1911 Encyclopædia Britannica/Azalea
AZALEA, a genus of popular hardy or greenhouse plants, belonging to the heath order (Ericaceae), and scarcely separable botanically from Rhododendron. The beautiful varieties now in cultivation have been bred from a few originals, natives of the hilly regions of China and Japan, Asia Minor, and the United States. They are perhaps unequalled as indoor decorative plants. They are usually increased by grafting the half-ripened shoots on the stronger-growing kinds, the shoots of the stock and the grafts being in a similarly half-ripened condition, and the plants being placed in a moist heat of 65°. Large plants of inferior kinds, if healthy, may be grafted all over with the choicer sorts, so as to obtain a large specimen in a short time. They require a rich and fibrous peat soil, with a mixture of sand to prevent its getting water-logged. The best time to pot azaleas is three or four weeks after the blooming is over. The soil should be made quite solid to prevent its retaining too much water. To produce handsome plants, they must while young be stopped as required. Specimens that have got leggy may be cut back just before growth commences. The lowest temperature for them during the winter is about 35°, and during their season of growth from 55° to 65° at night, and 75° by day, the atmosphere being at the same time well charged with moisture. They are liable to the attacks of thrips and red spider, which do great mischief if not promptly destroyed.

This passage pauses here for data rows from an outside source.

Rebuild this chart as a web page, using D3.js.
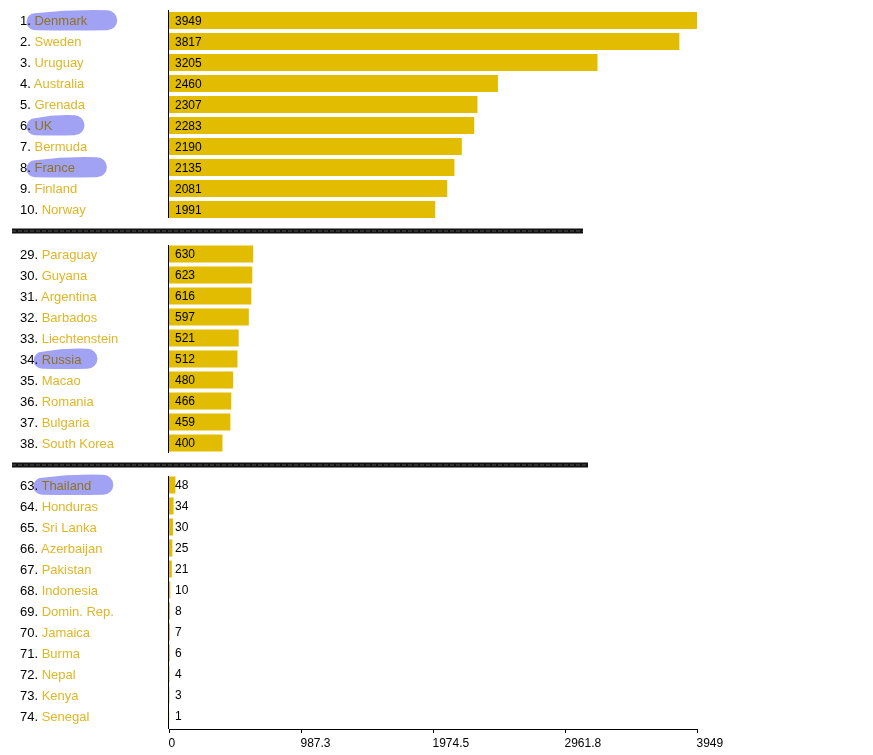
<!DOCTYPE html>
<html><head><meta charset="utf-8">
<script src="https://cdn.jsdelivr.net/npm/d3@7/dist/d3.min.js"></script>
<style>
body{margin:0;background:#fff;}
svg{font-family:"Liberation Sans",Arial,sans-serif;display:block;}
</style></head><body>
<svg id="c" width="873" height="755"></svg>
<script>
// ---- data ----
const topRanks = [1,2,3,4,5,6,7,8,9,10];
const topCountries = ["Denmark","Sweden","Uruguay","Australia","Grenada","UK","Bermuda","France","Finland","Norway"];
const topValues = [3949,3817,3205,2460,2307,2283,2190,2135,2081,1991];

const midRanks = [29,30,31,32,33,34,35,36,37,38];
const midCountries = ["Paraguay","Guyana","Argentina","Barbados","Liechtenstein","Russia","Macao","Romania","Bulgaria","South Korea"];
const midValues = [630,623,616,597,521,512,480,466,459,400];

const lowRanks = [63,64,65,66,67,68,69,70,71,72,73,74];
const lowCountries = ["Thailand","Honduras","Sri Lanka","Azerbaijan","Pakistan","Indonesia","Domin. Rep.","Jamaica","Burma","Nepal","Kenya","Senegal"];
const lowValues = [48,34,30,25,21,10,8,7,6,4,3,1];

const highlighted = ["Denmark","UK","France","Russia","Thailand"];
const tickValues = [0,987.3,1974.5,2961.8,3949];
const maxValue = 3949;

// ---- layout / style ----
const barColor = "#e1bc00";
const nameColor = "#dfb626";
const hlColor = "#a2a2f4";
const hlExtra = {Denmark:30, UK:32, France:32, Russia:16, Thailand:22};

const svg = d3.select("#c");
const x = d3.scaleLinear().domain([0, maxValue]).range([169, 697]);

const groups = [
  {ranks:topRanks, names:topCountries, values:topValues, y0:10, axisTop:10, axisBottom:218},
  {ranks:midRanks, names:midCountries, values:midValues, y0:243.5, axisTop:245, axisBottom:453},
  {ranks:lowRanks, names:lowCountries, values:lowValues, y0:474.5, axisTop:476, axisBottom:729}
];
const step = 21;

const hlLayer = svg.append("g");

groups.forEach(g => {
  const rows = g.names.map((n,i)=>({rank:g.ranks[i], name:n, value:g.values[i]}));
  const y = d3.scaleBand().domain(g.names).range([g.y0, g.y0 + step*g.names.length]).paddingInner(0.19).paddingOuter(0.095);
  const gg = svg.append("g");
  gg.selectAll("rect").data(rows).join("rect")
    .attr("x", x(0)).attr("y", d=>y(d.name))
    .attr("width", d=>x(d.value)-x(0)).attr("height", y.bandwidth())
    .attr("fill", barColor);
  gg.selectAll("text.val").data(rows).join("text")
    .attr("class","val")
    .attr("x", x(0)+6).attr("y", d=>y(d.name)+y.bandwidth()/2)
    .attr("dy","0.36em").attr("font-size",12).attr("fill","#000")
    .text(d=>d.value);
  const lab = gg.selectAll("text.lab").data(rows).join("text")
    .attr("class","lab")
    .attr("x", 20).attr("y", d=>y(d.name)+y.bandwidth()/2)
    .attr("dy","0.36em").attr("font-size",13);
  lab.append("tspan").attr("fill","#000").text(d=>d.rank+". ");
  lab.append("tspan").attr("class","nm").attr("fill",nameColor).text(d=>d.name);
  // vertical axis segment
  svg.append("line").attr("x1",168.5).attr("x2",168.5)
    .attr("y1",g.axisTop).attr("y2",g.axisBottom)
    .attr("stroke","#000").attr("stroke-width",1);
  // highlights (brush-stroke shape)
  lab.each(function(d){
    if(!highlighted.includes(d.name)) return;
    const nm = d3.select(this).select("tspan.nm").node();
    const start = nm.getStartPositionOfChar(0).x;
    const end = start + nm.getComputedTextLength();
    const cy = y(d.name)+y.bandwidth()/2;
    const rL = 8.5, rR = 10;
    const xl = start - 8 + rL, yl = cy + 1.2;
    const xr = end + hlExtra[d.name] - rR, yr = cy - 0.3;
    const p = `M${xl},${yl-rL} Q${(xl+xr)/2},${yr-rR-1} ${xr},${yr-rR}` +
      ` A${rR},${rR} 0 0 1 ${xr},${yr+rR}` +
      ` Q${(xl+xr)/2},${yl+rL+0.5} ${xl},${yl+rL}` +
      ` A${rL},${rL} 0 0 1 ${xl},${yl-rL} Z`;
    hlLayer.append("path").attr("d", p)
      .attr("fill",hlColor)
      .style("mix-blend-mode","multiply");
  });
});
hlLayer.raise();

// separators
[[231,12,583],[465,12,588]].forEach(([sy,sx0,sx1])=>{
  svg.append("line").attr("x1",sx0).attr("x2",sx1).attr("y1",sy).attr("y2",sy)
    .attr("stroke","#111").attr("stroke-width",5);
  svg.append("line").attr("x1",sx0).attr("x2",sx1).attr("y1",sy).attr("y2",sy)
    .attr("stroke","#555").attr("stroke-width",1.2).attr("stroke-dasharray","4,2");
});

// bottom axis
const ax = svg.append("g").attr("transform","translate(0,729)")
  .call(d3.axisBottom(x).tickValues(tickValues).tickSize(4).tickSizeOuter(0).tickFormat(d=>String(d)));
ax.select(".domain").attr("stroke","#000");
ax.selectAll(".tick line").attr("stroke","#000");
ax.selectAll(".tick text").attr("text-anchor","start").attr("x",-1).attr("dy","0.9em")
  .attr("font-size",12).attr("font-family","Liberation Sans, Arial, sans-serif").attr("fill","#000");
</script>
</body></html>
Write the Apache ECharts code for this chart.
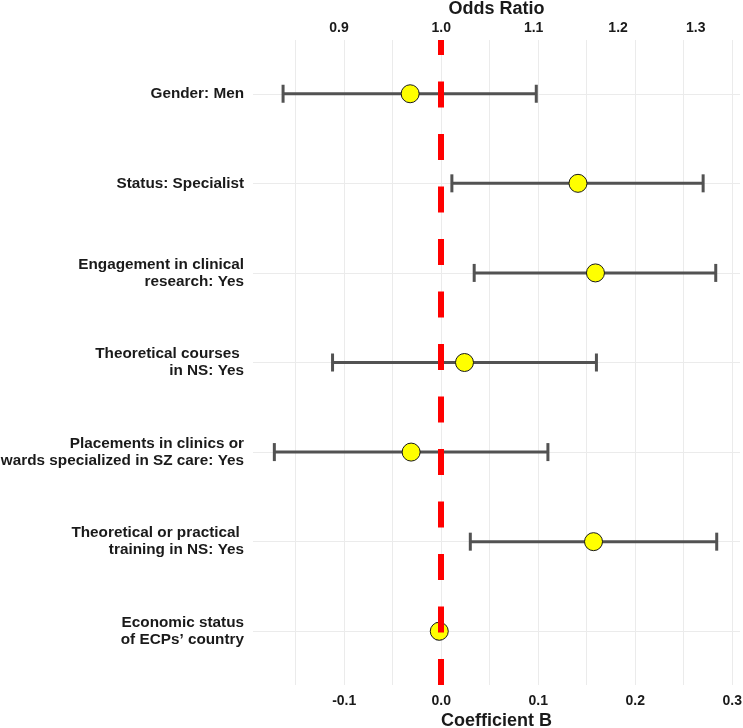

The following are some well-known species:—A. arborescens (Pennsylvania), a deciduous shrub 10–20 ft. high; A. calendulacea (Carolina to Pennsylvania), a beautiful deciduous shrub 2–6 ft. high, with yellow, red, orange and copper-coloured flowers; A. hispida, a North American shrub, 10–15 ft. high, flowers white edged with red; A. indica (China), the so-called Indian azalea, a shrub 3–6 ft. or more high, the original of numerous single and double varieties, many of the more vigorous of which are hardy in southern England and Ireland; A. nudiflora, a North American shrub, 3–4 ft. high, which hybridizes freely with A. calendulacea, A. pontica and others, to produce single and double forms of a great variety of shades; A. pontica (Levant, Caucasus, &c.), 4–6 ft. high, with numerous varieties differing in the colour of the flowers and the tint of the leaves; A. sinensis (China and Japan), a beautiful shrub, 3–4 ft. high, with orange-red or yellow bell-shaped flowers, hardy in the southern half of England, large numbers of varieties being in cultivation under the name of Japanese azaleas.